When people inhale, their lungs fill rapidly with air. Surfactant, a lubricant in the lungs, changes the surface tension in the lungs and allows the alveoli, tiny bubble-like structures lining the lungs, to expand. At the same time, the pressure inside the pleural cavity, the space surrounding the lungs, decreases to allow the lungs to enlarge with inhalation. If the pressure remained constant, the lungs would be crushed inside the chest when people breathed in.
On exhalation, the lungs empty of air, the surfactant allows the alveoli to get smaller, and the interpleural pressure increases. The lungs go through this cycle every time people breathe. Variations in pressure can make it difficult to breathe because people cannot expand the lungs fully. Likewise, there is also a risk of lung collapse if the relationship between the interpleural pressure and the surface tension inside the lungs is disturbed.
Elastic recoil is made possible by highly elastic fibrous cells in the structure of the lungs. These cells can easily stretch to accommodate the lungs as they expand, and compress when the lungs shrink down on exhalation. Other cells in the body are more rigid and less capable of permitting elastic recoil. People with chronic lung diseases leading to scarring and the formation of plaques in the lungs may have impaired elastic recoil as their lungs are no longer as flexible. Essentially, the lungs are like a balloon inside the chest, expanding and contracting as air moves in and out.
Patients with airway constriction who can only take in small breaths can experience problems with elastic recoil, as the lungs may not expand enough on inhalation and a collapsed lung can develop. When patients are placed on assisted ventilation because they cannot breathe independently, the ventilating device is carefully adjusted to permit the patient's lungs to expand fully, without causing damage to the lungs by forcing too much air into the lungs or delivering air with too much pressure and disrupting the balance of tension and pressure inside the chest.
I am thankful for elastic recoil. I have a fear of suffocation, and sometimes I have nightmares about one of my lungs collapsing.
I used to have asthma as a child, and being unable to get a good breath was very scary to me.
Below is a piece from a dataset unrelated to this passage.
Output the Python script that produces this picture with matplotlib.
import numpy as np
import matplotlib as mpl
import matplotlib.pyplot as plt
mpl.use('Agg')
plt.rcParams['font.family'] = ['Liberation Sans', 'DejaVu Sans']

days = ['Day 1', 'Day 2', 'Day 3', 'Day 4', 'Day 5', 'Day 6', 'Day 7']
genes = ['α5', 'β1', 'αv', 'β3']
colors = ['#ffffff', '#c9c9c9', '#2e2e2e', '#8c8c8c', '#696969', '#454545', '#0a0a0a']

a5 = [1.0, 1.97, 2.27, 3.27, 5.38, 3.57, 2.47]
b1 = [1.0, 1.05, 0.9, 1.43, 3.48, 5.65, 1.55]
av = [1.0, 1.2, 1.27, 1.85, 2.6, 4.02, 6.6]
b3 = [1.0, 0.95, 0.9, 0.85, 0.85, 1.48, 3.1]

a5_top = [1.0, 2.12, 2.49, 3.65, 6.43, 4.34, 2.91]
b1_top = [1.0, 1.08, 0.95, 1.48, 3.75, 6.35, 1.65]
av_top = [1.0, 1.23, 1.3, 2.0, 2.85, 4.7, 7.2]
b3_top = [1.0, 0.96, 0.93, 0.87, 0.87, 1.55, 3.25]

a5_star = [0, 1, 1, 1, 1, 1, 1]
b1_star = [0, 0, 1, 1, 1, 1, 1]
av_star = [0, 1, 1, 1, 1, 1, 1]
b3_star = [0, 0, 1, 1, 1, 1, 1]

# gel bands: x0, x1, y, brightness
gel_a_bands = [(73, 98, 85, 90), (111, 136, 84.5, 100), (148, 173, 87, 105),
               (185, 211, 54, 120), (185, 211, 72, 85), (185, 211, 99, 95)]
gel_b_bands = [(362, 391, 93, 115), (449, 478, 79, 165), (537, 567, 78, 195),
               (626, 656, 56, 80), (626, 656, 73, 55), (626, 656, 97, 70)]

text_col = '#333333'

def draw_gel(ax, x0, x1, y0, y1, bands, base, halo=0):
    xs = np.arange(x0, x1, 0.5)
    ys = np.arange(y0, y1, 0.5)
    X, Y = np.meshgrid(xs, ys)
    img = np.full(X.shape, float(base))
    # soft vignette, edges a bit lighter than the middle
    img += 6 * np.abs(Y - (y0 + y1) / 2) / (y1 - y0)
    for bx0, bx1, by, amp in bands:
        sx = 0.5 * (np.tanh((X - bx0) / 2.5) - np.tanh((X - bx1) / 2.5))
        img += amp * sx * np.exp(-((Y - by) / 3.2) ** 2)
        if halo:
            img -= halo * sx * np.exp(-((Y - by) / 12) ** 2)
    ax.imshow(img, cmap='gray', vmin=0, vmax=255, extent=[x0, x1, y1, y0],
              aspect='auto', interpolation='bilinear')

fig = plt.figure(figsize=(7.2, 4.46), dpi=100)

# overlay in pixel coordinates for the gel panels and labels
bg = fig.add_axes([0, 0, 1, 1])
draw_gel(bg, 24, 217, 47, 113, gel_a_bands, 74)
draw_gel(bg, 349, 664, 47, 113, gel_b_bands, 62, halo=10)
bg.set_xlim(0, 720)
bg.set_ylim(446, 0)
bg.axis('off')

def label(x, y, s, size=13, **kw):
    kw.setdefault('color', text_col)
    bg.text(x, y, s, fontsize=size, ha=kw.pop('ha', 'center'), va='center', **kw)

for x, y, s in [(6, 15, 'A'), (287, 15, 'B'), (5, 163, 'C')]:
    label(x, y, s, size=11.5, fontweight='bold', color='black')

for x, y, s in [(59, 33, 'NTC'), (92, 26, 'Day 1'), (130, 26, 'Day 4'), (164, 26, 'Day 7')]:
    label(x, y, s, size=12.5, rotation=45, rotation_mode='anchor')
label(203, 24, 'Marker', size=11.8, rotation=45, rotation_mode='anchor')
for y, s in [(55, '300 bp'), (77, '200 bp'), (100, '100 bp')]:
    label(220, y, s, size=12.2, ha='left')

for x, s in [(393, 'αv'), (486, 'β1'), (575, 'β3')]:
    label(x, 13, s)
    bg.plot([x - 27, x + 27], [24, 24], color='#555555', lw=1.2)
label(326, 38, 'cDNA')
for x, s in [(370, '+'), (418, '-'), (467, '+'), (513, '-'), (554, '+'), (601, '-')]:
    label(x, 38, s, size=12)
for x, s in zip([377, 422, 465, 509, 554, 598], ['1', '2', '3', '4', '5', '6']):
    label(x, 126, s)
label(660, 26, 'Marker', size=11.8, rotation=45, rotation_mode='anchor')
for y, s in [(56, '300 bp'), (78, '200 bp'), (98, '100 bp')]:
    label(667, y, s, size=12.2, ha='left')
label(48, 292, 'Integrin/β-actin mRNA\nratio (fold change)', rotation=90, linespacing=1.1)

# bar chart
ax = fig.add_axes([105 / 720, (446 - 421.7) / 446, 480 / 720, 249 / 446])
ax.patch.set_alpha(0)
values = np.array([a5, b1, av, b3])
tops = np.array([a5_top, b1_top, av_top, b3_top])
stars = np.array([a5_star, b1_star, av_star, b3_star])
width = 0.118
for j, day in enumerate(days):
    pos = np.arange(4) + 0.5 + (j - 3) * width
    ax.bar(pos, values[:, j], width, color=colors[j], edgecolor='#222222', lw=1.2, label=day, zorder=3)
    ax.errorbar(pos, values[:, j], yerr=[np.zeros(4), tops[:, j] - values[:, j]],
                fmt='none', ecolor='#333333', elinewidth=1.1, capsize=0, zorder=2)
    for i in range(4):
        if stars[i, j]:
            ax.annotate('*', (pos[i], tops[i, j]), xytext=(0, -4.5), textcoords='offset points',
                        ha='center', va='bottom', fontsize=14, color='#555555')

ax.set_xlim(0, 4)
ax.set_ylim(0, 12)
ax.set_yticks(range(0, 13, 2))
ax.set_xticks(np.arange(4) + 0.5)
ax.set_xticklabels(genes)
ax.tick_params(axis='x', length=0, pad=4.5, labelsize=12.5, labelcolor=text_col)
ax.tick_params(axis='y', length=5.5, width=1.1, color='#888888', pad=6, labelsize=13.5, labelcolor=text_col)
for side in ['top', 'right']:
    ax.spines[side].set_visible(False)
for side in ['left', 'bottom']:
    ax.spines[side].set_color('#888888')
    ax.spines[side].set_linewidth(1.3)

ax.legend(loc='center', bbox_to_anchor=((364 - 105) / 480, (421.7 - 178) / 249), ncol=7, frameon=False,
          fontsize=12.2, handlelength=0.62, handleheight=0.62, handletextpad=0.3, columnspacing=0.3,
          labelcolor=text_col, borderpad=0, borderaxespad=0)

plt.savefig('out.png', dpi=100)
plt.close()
I think this is where the nightmares stem from, even though I am all better now.
I love the fact that the lungs have elastic fibers. It eases my mind a little to know that their very structure makes it easy for them to fill with air. I'm a little less worried about collapsed lungs after reading this.
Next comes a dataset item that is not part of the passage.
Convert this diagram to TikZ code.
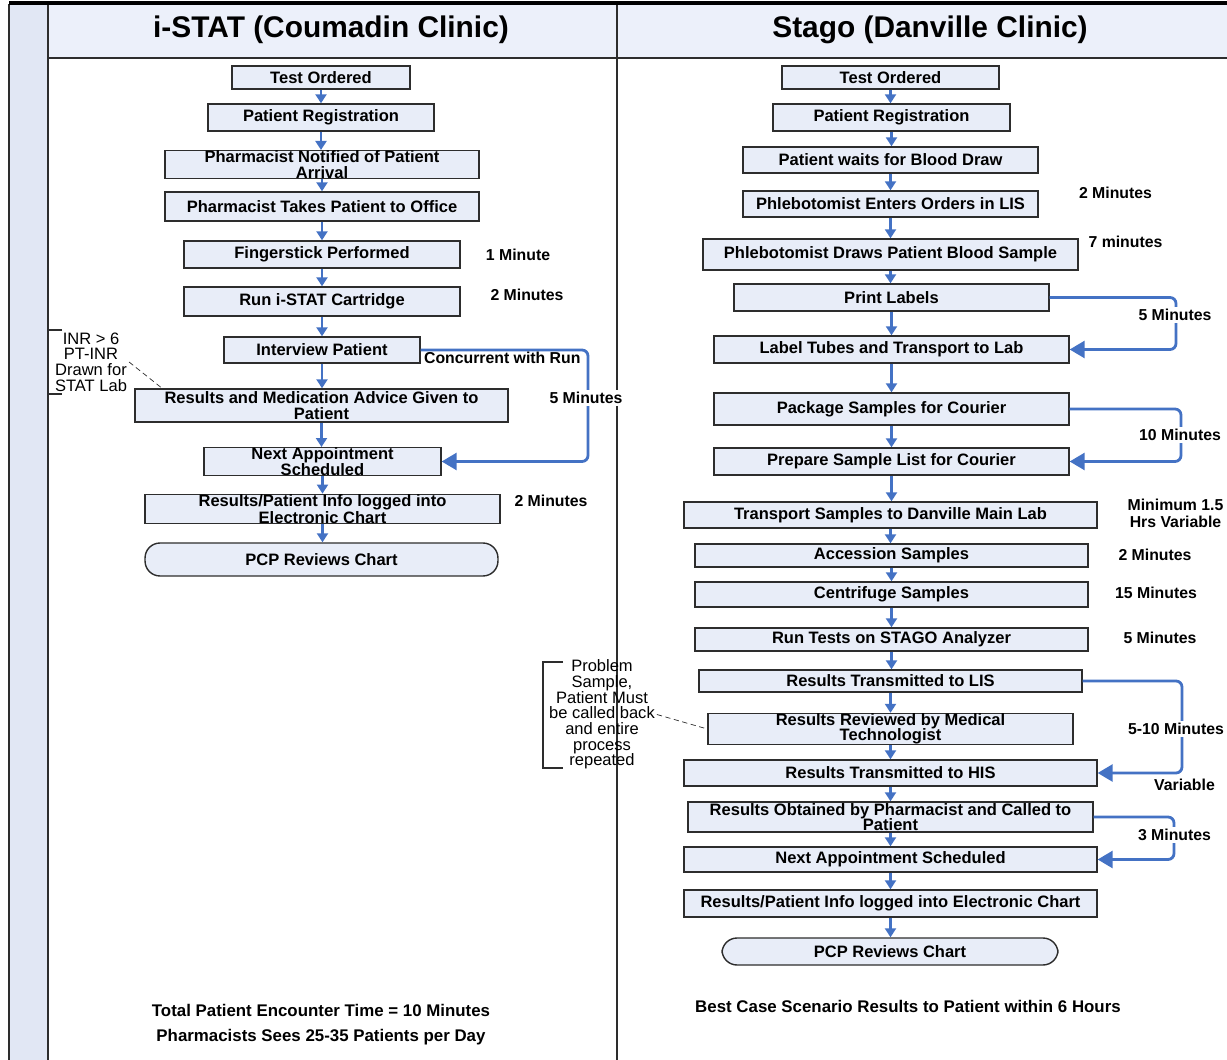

When my sister was in high school, she was involved in a very bad car accident. She was hospitalized for months and it is a miracle that she is alive today.
One of her lungs was collapsed from this accident and she was on a ventilator for quite awhile until her pulmonary function was stabilized and she didn't have any problems breathing on her own.
There were so many areas of her body that were affected by this accident, but it can be quite scary seeing someone on a ventilator knowing they can't breathe on their own.
Being removed from the ventilator was a big step toward her continuing recovery. This was a long process, but being able to breathe on her own was an important first step.